YOUR INSTRUCTIONS:
Retype the opening lines of the data exactly, stopping after the line that contains "import matplotlib.pyplot as plt". Skip every picture.

INFORMATION SUPPLIED:

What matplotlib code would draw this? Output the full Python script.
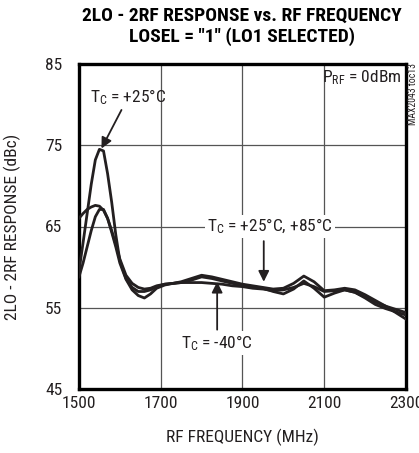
import matplotlib
matplotlib.use('Agg')
import matplotlib.pyplot as plt

# data (RF frequency in MHz, response in dBc)
freq = [1500, 1510, 1520, 1530, 1540, 1550, 1560, 1570, 1580, 1590, 1600, 1615,
        1630, 1645, 1660, 1675, 1690, 1710, 1730, 1750, 1775, 1800, 1825, 1850,
        1875, 1900, 1925, 1950, 1975, 2000, 2025, 2050, 2075, 2100, 2125, 2150,
        2175, 2200, 2225, 2250, 2275, 2300]
resp_p25 = [59.5, 63.0, 66.6, 70.2, 73.2, 74.5, 74.3, 71.5, 68.0, 64.0, 60.8, 58.6,
            57.5, 57.0, 57.0, 57.2, 57.6, 57.9, 58.0, 58.2, 58.6, 59.0, 58.8, 58.5,
            58.2, 57.9, 57.7, 57.5, 57.3, 57.4, 58.0, 58.9, 58.2, 57.1, 57.2, 57.4,
            57.2, 56.6, 55.9, 55.2, 54.4, 53.6]
resp_m40 = [66.0, 66.6, 67.1, 67.4, 67.6, 67.5, 67.0, 66.0, 64.5, 62.8, 61.0, 59.0,
            58.0, 57.5, 57.3, 57.4, 57.7, 57.9, 58.0, 58.1, 58.1, 58.1, 58.0, 57.9,
            57.7, 57.6, 57.4, 57.3, 57.1, 57.2, 57.5, 58.0, 57.6, 57.0, 57.1, 57.2,
            56.9, 56.3, 55.7, 55.2, 54.8, 54.4]
resp_p85 = [58.8, 60.5, 62.5, 64.5, 66.2, 67.1, 67.1, 66.0, 64.3, 62.5, 60.5, 58.5,
            57.2, 56.5, 56.2, 56.7, 57.4, 57.8, 58.0, 58.1, 58.4, 58.8, 58.6, 58.3,
            58.0, 57.8, 57.6, 57.4, 57.0, 56.7, 57.3, 58.3, 57.4, 56.3, 56.8, 57.2,
            56.9, 56.2, 55.4, 54.9, 54.5, 54.1]

xticks = [1500, 1700, 1900, 2100, 2300]
yticks = [45, 55, 65, 75, 85]

ink = '#231f20'
plt.rcParams['font.family'] = ['Roboto Condensed', 'DejaVu Sans']
plt.rcParams['mathtext.fontset'] = 'custom'
plt.rcParams['mathtext.rm'] = 'Roboto Condensed'
plt.rcParams['mathtext.it'] = 'Roboto Condensed'

fig = plt.figure(figsize=(4.19, 4.53), dpi=100)
ax = fig.add_axes([0.1885, 0.1413, 0.7805, 0.7174])

for r in (resp_m40, resp_p85, resp_p25):
    ax.plot(freq, r, color=ink, lw=2.0, solid_joinstyle='round', zorder=3)

ax.set_xlim(1500, 2300)
ax.set_ylim(45, 85)
ax.set_xticks(xticks)
ax.set_yticks(yticks)
ax.grid(True, color='#555555', lw=0.9)
ax.tick_params(length=0, labelsize=12.5, colors=ink)
ax.tick_params(axis='x', pad=5)
ax.tick_params(axis='y', pad=12)
for s in ax.spines.values():
    s.set_linewidth(2.4)
    s.set_color('black')

ax.set_xlabel('RF FREQUENCY (MHz)', fontsize=12.5, color=ink, labelpad=13)
ax.set_ylabel('2LO - 2RF RESPONSE (dBc)', fontsize=12.5, color=ink)
ax.yaxis.set_label_coords(-0.177, 0.5)
fig.text(0.578, 0.985, '2LO - 2RF RESPONSE vs. RF FREQUENCY\nLOSEL = "1" (LO1 SELECTED)',
         ha='center', va='top', fontsize=14, fontweight='bold', color='black',
         linespacing=1.15)

arr = dict(arrowstyle='-|>', color=ink, lw=1.3, mutation_scale=16, shrinkA=0, shrinkB=0)
ax.annotate(r'T$_\mathrm{C}$ = +25°C', xy=(1555, 74.6), xytext=(1620, 80.9),
            ha='center', va='center', fontsize=12.5, color=ink, arrowprops=arr)
ax.text(1968, 65, r'T$_\mathrm{C}$ = +25°C, +85°C', ha='center', va='center',
        fontsize=12.5, color=ink, zorder=4,
        bbox=dict(facecolor='white', edgecolor='none', pad=1.5))
ax.annotate('', xy=(1952, 58.2), xytext=(1952, 63.2), arrowprops=arr)
ax.text(1838, 50.7, r'T$_\mathrm{C}$ = -40°C', ha='center', va='center',
        fontsize=12.5, color=ink, zorder=4,
        bbox=dict(facecolor='white', edgecolor='none', pad=1.5))
ax.annotate('', xy=(1838, 58.2), xytext=(1838, 52.3), arrowprops=arr)
ax.text(2288, 83.3, r'P$_\mathrm{RF}$ = 0dBm', ha='right', va='center',
        fontsize=12.5, color=ink)
fig.text(0.986, 0.86, 'MAX2043 toc13', rotation=90, ha='center', va='top',
         fontsize=7, color=ink)

fig.savefig('out.png', dpi=100)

RESULT:
What matplotlib code would draw this? Output the full Python script.
import matplotlib
matplotlib.use('Agg')
import matplotlib.pyplot as plt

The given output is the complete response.